I suggest you go to place of interest to yourself;for example, it is no point you go to the golf club if you are not a keen golfer.

You are more likely to meet people that are of interest to you or with whom you will share interests at places you enjoy.

Do you participate in any sports? Do you have any spesific hobby? Do you belong to any charity or voluntary group?

If not maybe you should have a good look at not what you are doing wrong to attract guys, but maybe you are looking to find them or the right guys at the wrong places.

Just was just a thought!

Herewith some information on flirting. Maybe it can be of assistance to you.

FLIRTING

Flirting is one of life’s pleasures. It can be great fun; cost’s nothing and can be good for your health. It can also boost your self-esteem and confidence.

Flirting is also a way of showing someone that you are interested in them and would like to know them better. Many relationships started with a flirtatious encounter; this is a very enjoyable stage for most people; allowing yourself to be slightly risqué; with the knowledge that greater intimacy might follow.

The art of flirtation needs to be practiced wisely; if misused; it can arouse bad feelings and create problems.

The golden rules of Flirting:

DO keep it light; humor is a vital tool for successful flirting. Playfulness is more engaging than trying to be a Casanova or a femme fatal.
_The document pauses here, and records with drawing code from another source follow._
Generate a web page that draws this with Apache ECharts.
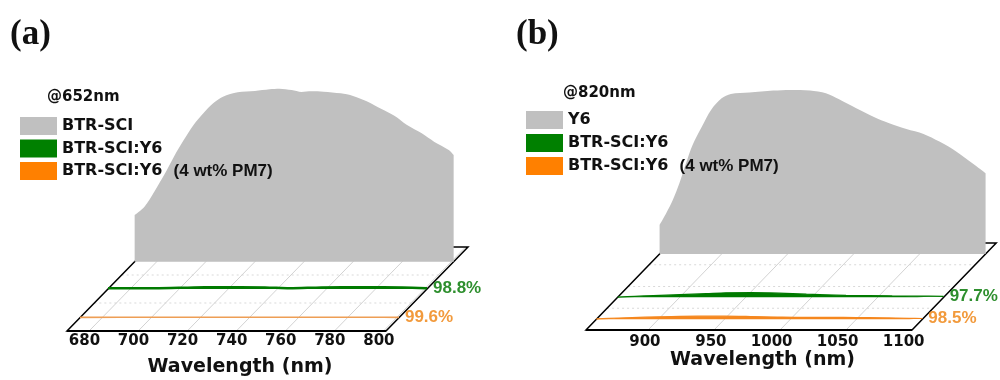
<!DOCTYPE html>
<html><head><meta charset="utf-8">
<script src="https://cdn.jsdelivr.net/npm/echarts@6/dist/echarts.min.js"></script>
<style>html,body{margin:0;padding:0;background:#fff}#c{width:1000px;height:380px}</style>
</head><body><div id="c"></div>
<script>
// ---------- Panel (a) data: @652nm ----------
const wlA_ref = [671, 675, 679, 683, 687, 691, 695, 699, 703, 707, 713, 720, 726, 730, 735, 739, 743, 748, 755, 760, 766, 771, 777, 782, 788, 793, 799, 801];
const plA_ref = [0.27, 0.318, 0.405, 0.501, 0.607, 0.703, 0.79, 0.858, 0.916, 0.954, 0.979, 0.987, 0.997, 1.0, 0.992, 0.981, 0.985, 0.983, 0.973, 0.958, 0.925, 0.887, 0.842, 0.79, 0.742, 0.694, 0.646, 0.617];
const wlA_y6 = [671, 690, 706, 715, 735, 745, 758, 775, 791, 801];
const plA_y6 = [0.004, 0.004, 0.009, 0.010, 0.009, 0.004, 0.009, 0.010, 0.009, 0.004];
const wlA_pm7 = [671, 700, 730, 760, 790, 801];
const plA_pm7 = [0.002, 0.003, 0.003, 0.003, 0.003, 0.002];
const ticksA = [680, 700, 720, 740, 760, 780, 800];
const namesA = ['BTR-SCI', 'BTR-SCI:Y6', 'BTR-SCI:Y6  (4 wt% PM7)'];
const quenchA = ['98.8%', '99.6%'];

// ---------- Panel (b) data: @820nm ----------
const wlB_ref = [853, 858, 863, 868, 873, 878, 885, 892, 900, 907, 921, 939, 952, 967, 979, 989, 1002, 1015, 1027, 1040, 1053, 1065, 1078, 1090, 1100];
const plB_ref = [0.177, 0.248, 0.329, 0.431, 0.553, 0.665, 0.776, 0.878, 0.949, 0.976, 0.984, 0.996, 1.0, 0.996, 0.980, 0.943, 0.888, 0.837, 0.797, 0.762, 0.732, 0.685, 0.624, 0.553, 0.492];
const wlB_y6 = [853, 866, 880, 900, 920, 935, 954, 975, 996, 1026, 1061, 1080, 1100];
const plB_y6 = [0.001, 0.006, 0.010, 0.016, 0.022, 0.027, 0.028, 0.025, 0.019, 0.012, 0.008, 0.007, 0.006];
const wlB_pm7 = [853, 870, 890, 910, 930, 950, 970, 990, 1010, 1030, 1050, 1070, 1090, 1100];
const plB_pm7 = [0.003, 0.008, 0.013, 0.017, 0.019, 0.019, 0.017, 0.014, 0.012, 0.012, 0.011, 0.009, 0.006, 0.005];
const ticksB = [900, 950, 1000, 1050, 1100];
const namesB = ['Y6', 'BTR-SCI:Y6', 'BTR-SCI:Y6  (4 wt% PM7)'];
const quenchB = ['97.7%', '98.5%'];

const zip = (a, b) => a.map((v, i) => [v, b[i]]);

// ---------- layout (oblique projection of each panel) ----------
const PA = {left: 67, width: 319, base: 331, H: 173, DX: 82, DY: 84, min: 671, max: 801,
  dGray: 0.825, dGreen: 0.5, dOrange: 0.158, depthGrid: [1/3, 2/3], labelShift: 11, labelDy: 3,
  nameGap: 27, ticks: ticksA, orangeLine: '#EE9E55', orangeW: 1.6, greenW: 2.5,
  wavelength: {ref: [wlA_ref, plA_ref], y6: [wlA_y6, plA_y6], pm7: [wlA_pm7, plA_pm7]}, names: namesA, quench: quenchA};
const PB = {left: 586, width: 326, base: 330, H: 164, DX: 84.2, DY: 87, min: 853, max: 1100,
  dGray: 0.874, dGreen: 0.376, dOrange: 0.123, depthGrid: [0.25, 0.5, 0.75], labelShift: 12.5, labelDy: 5,
  nameGap: 21, ticks: ticksB, orangeLine: '#F5871E', orangeW: 1.2, greenW: 1.3,
  wavelength: {ref: [wlB_ref, plB_ref], y6: [wlB_y6, plB_y6], pm7: [wlB_pm7, plB_pm7]}, names: namesB, quench: quenchB};

const GRAY = '#C0C0C0', GREEN = '#008000', ORANGE = '#FF8000';
const grids = [], xAxes = [], yAxes = [], series = [];

function addPanel(P) {
  const layers = [0, P.dGray, P.dGreen, P.dOrange];
  const base = grids.length;
  layers.forEach((d, k) => {
    grids.push({left: P.left + d * P.DX, top: P.base - d * P.DY - P.H, width: P.width, height: P.H});
    const xa = {type: 'value', gridIndex: base + k, min: P.min, max: P.max, show: false};
    if (k === 0) {
      Object.assign(xa, {show: true, axisLine: {show: false}, axisTick: {show: false}, axisLabel: {show: false},
        splitLine: {show: false}, name: 'Wavelength (nm)', nameLocation: 'middle', nameGap: P.nameGap,
        nameTextStyle: {fontFamily: 'DejaVu Sans', fontWeight: 'bold', fontSize: 19, color: '#111', padding: [0, 0, 0, 27]}});
    }
    xAxes.push(xa);
    yAxes.push({type: 'value', gridIndex: base + k, min: 0, max: 1, show: false});
  });
  // floor
  series.push({
    type: 'custom', xAxisIndex: base, yAxisIndex: base, z: 1, silent: true, clip: false,
    data: [[P.min, 0]],
    renderItem: function (params, api) {
      const c = [];
      const sh = (p, d) => [p[0] + d * P.DX, p[1] - d * P.DY];
      const L = api.coord([P.min, 0]), R = api.coord([P.max, 0]);
      P.ticks.forEach(t => {
        const p = api.coord([t, 0]), q = sh(p, 1);
        c.push({type: 'line', shape: {x1: p[0], y1: p[1], x2: q[0], y2: q[1]}, style: {stroke: '#c6c6c6', lineWidth: 0.8}});
      });
      P.depthGrid.forEach(d => {
        const a = sh(L, d), b = sh(R, d);
        c.push({type: 'line', shape: {x1: a[0], y1: a[1], x2: b[0], y2: b[1]}, style: {stroke: '#cfcfcf', lineWidth: 0.8, lineDash: [2, 3]}});
      });
      const BL = sh(L, 1), BR = sh(R, 1);
      c.push({type: 'polygon', shape: {points: [L, R, BR, BL]}, style: {fill: 'none', stroke: '#000', lineWidth: 1.5}});
      c.push({type: 'line', shape: {x1: L[0], y1: L[1], x2: R[0], y2: R[1]}, style: {stroke: '#000', lineWidth: 2}});
      P.ticks.forEach(t => {
        const p = api.coord([t, 0]);
        c.push({type: 'text', x: p[0] + P.labelShift, y: p[1] + P.labelDy,
          style: {text: String(t), align: 'right', verticalAlign: 'top', fontFamily: 'DejaVu Sans', fontWeight: 'bold', fontSize: 15, fill: '#111'}});
      });
      return {type: 'group', children: c};
    }
  });
  // spectra
  series.push({type: 'line', name: P.names[0], xAxisIndex: base + 1, yAxisIndex: base + 1, z: 2, silent: true,
    data: zip(P.wavelength.ref[0], P.wavelength.ref[1]), symbol: 'none', smooth: 0.3, clip: false,
    itemStyle: {color: GRAY}, lineStyle: {width: 0, color: GRAY}, areaStyle: {color: GRAY, opacity: 1}});
  const lab = (txt, col) => ({show: true, formatter: txt, color: col, fontFamily: 'Liberation Sans', fontWeight: 'bold', fontSize: 17, distance: 6});
  series.push({type: 'line', name: P.names[1], xAxisIndex: base + 2, yAxisIndex: base + 2, z: 3, silent: true,
    data: zip(P.wavelength.y6[0], P.wavelength.y6[1]), symbol: 'none', smooth: 0.3, clip: false,
    itemStyle: {color: GREEN}, lineStyle: {width: P.greenW, color: '#007A00'}, areaStyle: {color: '#007A00', opacity: 1},
    endLabel: lab(P.quench[0], '#2E8F2E')});
  series.push({type: 'line', name: P.names[2], xAxisIndex: base + 3, yAxisIndex: base + 3, z: 3, silent: true,
    data: zip(P.wavelength.pm7[0], P.wavelength.pm7[1]), symbol: 'none', smooth: 0.3, clip: false,
    itemStyle: {color: ORANGE}, lineStyle: {width: P.orangeW, color: P.orangeLine}, areaStyle: {color: P.orangeLine, opacity: 1},
    endLabel: lab(P.quench[1], '#F29A3C')});
}
addPanel(PA);
addPanel(PB);

const legendText = {fontFamily: 'DejaVu Sans', fontWeight: 'bold', fontSize: 16, color: '#111', lineHeight: 18,
  rich: {
    m: {fontFamily: 'DejaVu Sans', fontWeight: 'bold', fontSize: 16, color: '#111', lineHeight: 18},
    p: {fontFamily: 'Liberation Sans', fontWeight: 'bold', fontSize: 17, color: '#111', lineHeight: 18}
  }};
const legendFormatter = name => {
  const i = name.indexOf('(');
  return i < 0 ? '{m|' + name + '}' : '{m|' + name.slice(0, i) + '}{p|' + name.slice(i) + '}';
};
const legData = names => names.map((n, i) => ({name: n, itemStyle: {color: [GRAY, GREEN, ORANGE][i]}}));
const titleFont = {fontFamily: 'DejaVu Sans', fontWeight: 'bold', fontSize: 15, color: '#111'};
const panelFont = {fontFamily: 'Liberation Serif', fontWeight: 'bold', fontSize: 35, color: '#111'};

const option = {
  animation: false,
  backgroundColor: '#fff',
  title: [
    {text: '(a)', left: 10, top: 17, padding: 0, textStyle: panelFont},
    {text: '(b)', left: 516, top: 17, padding: 0, textStyle: panelFont},
    {text: '@652nm', left: 47, top: 90, padding: 0, textStyle: titleFont},
    {text: '@820nm', left: 563, top: 86, padding: 0, textStyle: titleFont}
  ],
  legend: [
    {left: 20, top: 117, orient: 'vertical', padding: 0, itemWidth: 37, itemHeight: 18, itemGap: 4.5, icon: 'rect',
      selectedMode: false, data: legData(namesA), textStyle: legendText, formatter: legendFormatter},
    {left: 526, top: 111, orient: 'vertical', padding: 0, itemWidth: 37, itemHeight: 18, itemGap: 5, icon: 'rect',
      selectedMode: false, data: legData(namesB), textStyle: legendText, formatter: legendFormatter}
  ],
  grid: grids, xAxis: xAxes, yAxis: yAxes, series: series
};
const chart = echarts.init(document.getElementById('c'), null, {renderer: 'canvas'});
chart.setOption(option);
</script>
</body></html>
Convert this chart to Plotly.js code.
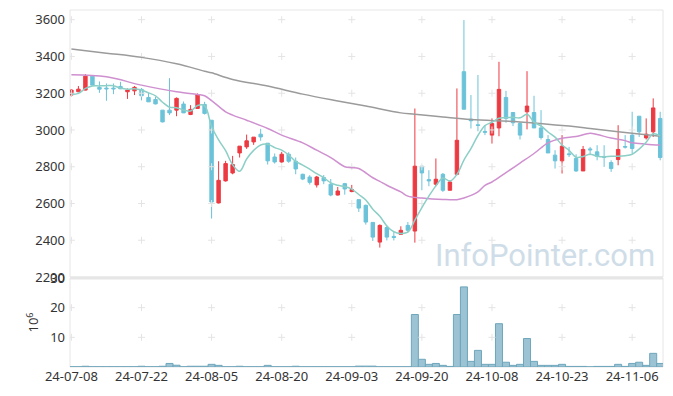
<!DOCTYPE html>
<html>
<head>
<meta charset="utf-8">
<script src="https://cdn.plot.ly/plotly-3.0.1.min.js"></script>
<style>html,body{margin:0;padding:0;background:#fff;}#chart{width:673px;height:396px;}</style>
</head>
<body>
<div id="chart"></div>
<script>
// ---- data ----
var dates = [
 '2024-07-08','2024-07-09','2024-07-10','2024-07-11','2024-07-12','2024-07-15','2024-07-16','2024-07-17','2024-07-18','2024-07-19',
 '2024-07-22','2024-07-23','2024-07-24','2024-07-25','2024-07-26','2024-07-29','2024-07-30','2024-07-31','2024-08-01','2024-08-02',
 '2024-08-05','2024-08-06','2024-08-07','2024-08-08','2024-08-09','2024-08-12','2024-08-13','2024-08-14','2024-08-16','2024-08-19',
 '2024-08-20','2024-08-21','2024-08-22','2024-08-23','2024-08-26','2024-08-27','2024-08-28','2024-08-29','2024-08-30','2024-09-02',
 '2024-09-03','2024-09-04','2024-09-05','2024-09-06','2024-09-09','2024-09-10','2024-09-11','2024-09-12','2024-09-13','2024-09-19',
 '2024-09-20','2024-09-23','2024-09-24','2024-09-25','2024-09-26','2024-09-27','2024-09-30','2024-10-02','2024-10-04','2024-10-07',
 '2024-10-08','2024-10-10','2024-10-11','2024-10-14','2024-10-15','2024-10-16','2024-10-17','2024-10-18','2024-10-21','2024-10-22',
 '2024-10-23','2024-10-24','2024-10-25','2024-10-28','2024-10-29','2024-10-30','2024-10-31','2024-11-01','2024-11-04','2024-11-05',
 '2024-11-06','2024-11-07','2024-11-08','2024-11-11','2024-11-12'
];
var openP = [3190,3208,3217,3293,3232,3228,3228,3237,3208,3213,
 3221,3177,3166,3108,3108,3108,3141,3084,3117,3139,
 3053,2603,2723,2766,2875,2908,2935,2977,2928,2853,
 2826,2868,2830,2759,2744,2701,2741,2705,2646,2708,
 2665,2621,2590,2497,2390,2469,2421,2432,2481,2450,
 2803,2730,2705,2759,2672,2759,3317,3059,3028,2992,
 2972,3011,3177,3095,3035,3099,3095,3011,2948,2863,
 2832,2870,2845,2777,2897,2881,2856,2823,2839,2910,
 2972,3075,2957,2990,3063];
var highP = [3222,3239,3304,3297,3264,3253,3253,3262,3226,3239,
 3228,3202,3180,3108,3282,3177,3155,3135,3199,3153,
 3053,2830,2832,2859,2912,2975,2961,3006,2928,2872,
 2881,2879,2850,2762,2754,2750,2755,2733,2690,2712,
 2701,2621,2594,2497,2486,2481,2445,2476,2499,3117,
 2803,2781,2845,2766,2726,3226,3598,3190,3299,3026,
 3063,3371,3213,3095,3044,3320,3186,3108,2972,2890,
 2972,2908,2868,2913,2908,2917,2917,2835,3026,2972,
 3099,3075,3063,3172,3099];
var lowP = [3182,3206,3215,3242,3202,3159,3195,3222,3169,3190,
 3161,3153,3139,3041,3081,3075,3093,3081,3117,3084,
 2518,2600,2719,2759,2850,2897,2919,2941,2812,2817,
 2822,2821,2759,2727,2703,2687,2705,2639,2643,2648,
 2661,2554,2485,2396,2360,2399,2399,2432,2445,2387,
 2672,2694,2694,2663,2672,2754,3113,3008,2993,2972,
 2926,2966,3039,3021,2948,3003,3011,2948,2875,2790,
 2763,2853,2772,2777,2863,2835,2799,2772,2808,2899,
 2872,2962,2948,2962,2835];
var closeP = [3217,3222,3293,3244,3222,3224,3224,3224,3217,3232,
 3186,3153,3142,3044,3093,3172,3093,3112,3193,3090,
 2608,2726,2817,2812,2912,2941,2961,2962,2832,2826,
 2868,2830,2788,2733,2715,2744,2723,2646,2668,2679,
 2676,2575,2499,2417,2481,2417,2415,2454,2454,2803,
 2766,2723,2732,2672,2717,2944,3113,3050,3025,2988,
 3035,3221,3063,3039,2972,3130,3011,2959,2875,2832,
 2912,2866,2777,2894,2892,2857,2852,2790,2894,2907,
 2899,2990,2977,3120,2850];
// volume, millions of shares
var volume = [0.08,0.08,0.25,0.08,0.08,0.08,0.08,0.08,0.08,0.08,
 0.25,0.08,0.08,0.25,1.2,0.6,0.08,0.25,0.25,0.25,
 0.9,0.55,0.08,0.08,0.25,0.08,0.08,0.08,0.55,0.08,
 0.08,0.08,0.25,0.08,0.08,0.08,0.08,0.08,0.08,0.08,
 0.08,0.3,0.3,0.3,0.08,0.08,0.08,0.08,0.08,17.7,
 2.6,0.9,1.2,0.55,0.2,17.7,27.0,1.9,5.6,0.9,
 0.9,14.6,1.6,0.55,0.9,9.6,1.9,0.55,0.55,0.55,
 0.9,0.2,0.2,0.2,0.05,0.2,0.2,0.2,0.9,0.2,
 1.2,1.6,0.55,4.6,1.2];
// 5-day moving average line (teal)
var ma5 = [3193,3199,3226,3239,3240,3241,3241,3228,3222,3224,
 3217,3202,3186,3151,3124,3121,3109,3103,3133,3132,
 3019,2946,2887,2811,2775,2842,2889,2918,2922,2904,
 2890,2864,2829,2809,2787,2762,2741,2712,2699,2692,
 2678,2649,2619,2569,2530,2478,2446,2437,2444,2509,
 2578,2640,2696,2739,2722,2758,2836,2899,2970,3024,
 3042,3064,3066,3069,3066,3085,3043,3022,2989,2961,
 2918,2889,2852,2856,2868,2857,2854,2857,2857,2860,
 2868,2896,2933,2979,2967];
// 20-day moving average (pink), read at these dates
var ma20Dates = ['2024-07-08','2024-07-15','2024-07-22','2024-07-29','2024-08-01','2024-08-02','2024-08-05','2024-08-07','2024-08-08',
 '2024-08-12','2024-08-16','2024-08-20','2024-08-23','2024-08-27','2024-08-29','2024-09-02','2024-09-03','2024-09-04','2024-09-06',
 '2024-09-09','2024-09-10','2024-09-12','2024-09-13','2024-09-20','2024-09-25','2024-09-27','2024-09-30','2024-10-04','2024-10-07',
 '2024-10-08','2024-10-11','2024-10-15','2024-10-17','2024-10-21','2024-10-23','2024-10-25','2024-10-29','2024-10-30','2024-11-01',
 '2024-11-05','2024-11-06','2024-11-08','2024-11-12'];
var ma20 = [3300,3289,3244,3208,3193,3186,3160,3099,3081,
 3053,3008,2972,2930,2890,2850,2800,2795,2790,2740,
 2720,2699,2663,2640,2630,2622,2621,2630,2663,2699,
 2717,2768,2820,2872,2930,2955,2964,2982,2975,2956,
 2942,2930,2923,2918];
// long moving average (grey), read at these dates
var maLongDates = ['2024-07-08','2024-07-15','2024-07-22','2024-07-29','2024-08-02','2024-08-05','2024-08-08','2024-08-16',
 '2024-08-23','2024-08-30','2024-09-05','2024-09-12','2024-09-19','2024-09-25','2024-10-02','2024-10-15','2024-10-24',
 '2024-10-29','2024-11-04','2024-11-12'];
var maLong = [3440,3418,3395,3360,3320,3311,3275,3239,
 3195,3158,3130,3093,3086,3071,3057,3044,3021,
 3008,2990,2966];
var tickDates = ['2024-07-08','2024-07-22','2024-08-05','2024-08-20','2024-09-03','2024-09-20','2024-10-08','2024-10-23','2024-11-06'];
var tickLabels = ['24-07-08','24-07-22','24-08-05','24-08-20','24-09-03','24-09-20','24-10-08','24-10-23','24-11-06'];
var priceTicks = [2200,2400,2600,2800,3000,3200,3400,3600];
var volTicks = [10,20,30];

// ---- grid crosses built from the tick arrays ----
var gx = [], gy = [], vx = [], vy = [];
tickDates.forEach(function(d){
  priceTicks.forEach(function(p){ if (p > 2200) { gx.push(d); gy.push(p); } });
  volTicks.forEach(function(v){ if (v < 30) { vx.push(d); vy.push(v); } });
});

var FONT = '"Noto Sans", "Open Sans", sans-serif';
var CROSS = {symbol:'cross-thin', size:5, line:{color:'#e4e4e4', width:1}};
var traces = [
 {type:'candlestick', x:dates, open:openP, high:highP, low:lowP, close:closeP,
  xaxis:'x', yaxis:'y', whiskerwidth:0,
  increasing:{line:{color:'#ec3a42', width:1}, fillcolor:'#ec3a42'},
  decreasing:{line:{color:'#6cc3d9', width:1}, fillcolor:'#6cc3d9'},
  hoverinfo:'skip'},
 {type:'scatter', mode:'markers', x:gx, y:gy, xaxis:'x', yaxis:'y', hoverinfo:'skip', marker:CROSS},
 {type:'scatter', mode:'markers', x:vx, y:vy, xaxis:'x', yaxis:'y2', hoverinfo:'skip', marker:CROSS},
 {type:'scatter', mode:'lines', x:maLongDates, y:maLong, xaxis:'x', yaxis:'y',
  line:{color:'#9b9b9b', width:1.5, shape:'spline'}, hoverinfo:'skip'},
 {type:'scatter', mode:'lines', x:ma20Dates, y:ma20, xaxis:'x', yaxis:'y',
  line:{color:'#cf90cf', width:1.5, shape:'spline'}, hoverinfo:'skip'},
 {type:'scatter', mode:'lines', x:dates, y:ma5, xaxis:'x', yaxis:'y',
  line:{color:'#8ccfc6', width:1.5, shape:'spline'}, hoverinfo:'skip'},
 {type:'bar', x:dates, y:volume, xaxis:'x', yaxis:'y2',
  marker:{color:'#9bc3d3', line:{color:'#6fa6bc', width:1}}, hoverinfo:'skip'}
];

var layout = {
  width:673, height:396,
  margin:{l:70, r:10, t:10, b:29, pad:0},
  paper_bgcolor:'#ffffff', plot_bgcolor:'#ffffff',
  showlegend:false, hovermode:false, bargap:0,
  font:{family:FONT, size:13, color:'#333333'},
  xaxis:{type:'category', anchor:'y2', range:[-0.2, 84.4], tickvals:tickDates, ticktext:tickLabels,
    showgrid:false, zeroline:false, showline:false, ticks:'', rangeslider:{visible:false},
    tickfont:{family:FONT, size:13, color:'#333333'}},
  yaxis:{domain:[0.2521, 1], range:[2200, 3652.8], tickvals:priceTicks, showgrid:false, zeroline:false,
    showline:false, ticks:'', ticklabelstandoff:4, tickfont:{family:FONT, size:13, color:'#333333'}},
  yaxis2:{domain:[0, 0.2493], range:[0, 30], tickvals:volTicks, showgrid:false, zeroline:false,
    showline:false, ticks:'', ticklabelstandoff:4, tickfont:{family:FONT, size:13, color:'#333333'},
    title:{text:'10<sup>6</sup>', font:{family:FONT, size:13, color:'#333333'}, standoff:8}},
  shapes:[
    {type:'rect', xref:'paper', yref:'paper', x0:0, x1:1, y0:0.2521, y1:1, line:{color:'#e6e6e6', width:1}, layer:'below'},
    {type:'rect', xref:'paper', yref:'paper', x0:0, x1:1, y0:0, y1:0.2493, line:{color:'#e6e6e6', width:1}, layer:'below'},
    {type:'rect', xref:'paper', yref:'paper', x0:0, x1:1, y0:0.2451, y1:0.2535, fillcolor:'#e6e6e6', line:{width:0}, layer:'above'}
  ],
  annotations:[
    {text:'InfoPointer.com', xref:'paper', yref:'paper', x:0.801, y:0.311, showarrow:false,
     xanchor:'center', yanchor:'middle', font:{family:'Roboto, "Open Sans", sans-serif', size:31, color:'#cfdde8'}}
  ]
};

Plotly.newPlot('chart', traces, layout, {displayModeBar:false, staticPlot:true});
</script>
</body>
</html>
DON’T flirt with someone you know has a serious crush on you that you don’t return.

DO maintain eye contact for just slightly longer then normal. This registers your appreciation of the other person without being too intrusive.

DON’T flirt to score points against your partner of to provoke him or her.

DO be aware of your body language. Angle your body towards the person and mirror his or her posture without being to o obvious.

DON’T flirt with someone if you know his or her partner is prone to jealousy.

DO draw attention to yourself by adjusting your hair or clothing slightly; toy with an earring; adjust your tie; smooth your hair back or away from your face.

DON’T overdo it; you are out to have FUN, not to embarrass yourself in public.

Always keep SMILING.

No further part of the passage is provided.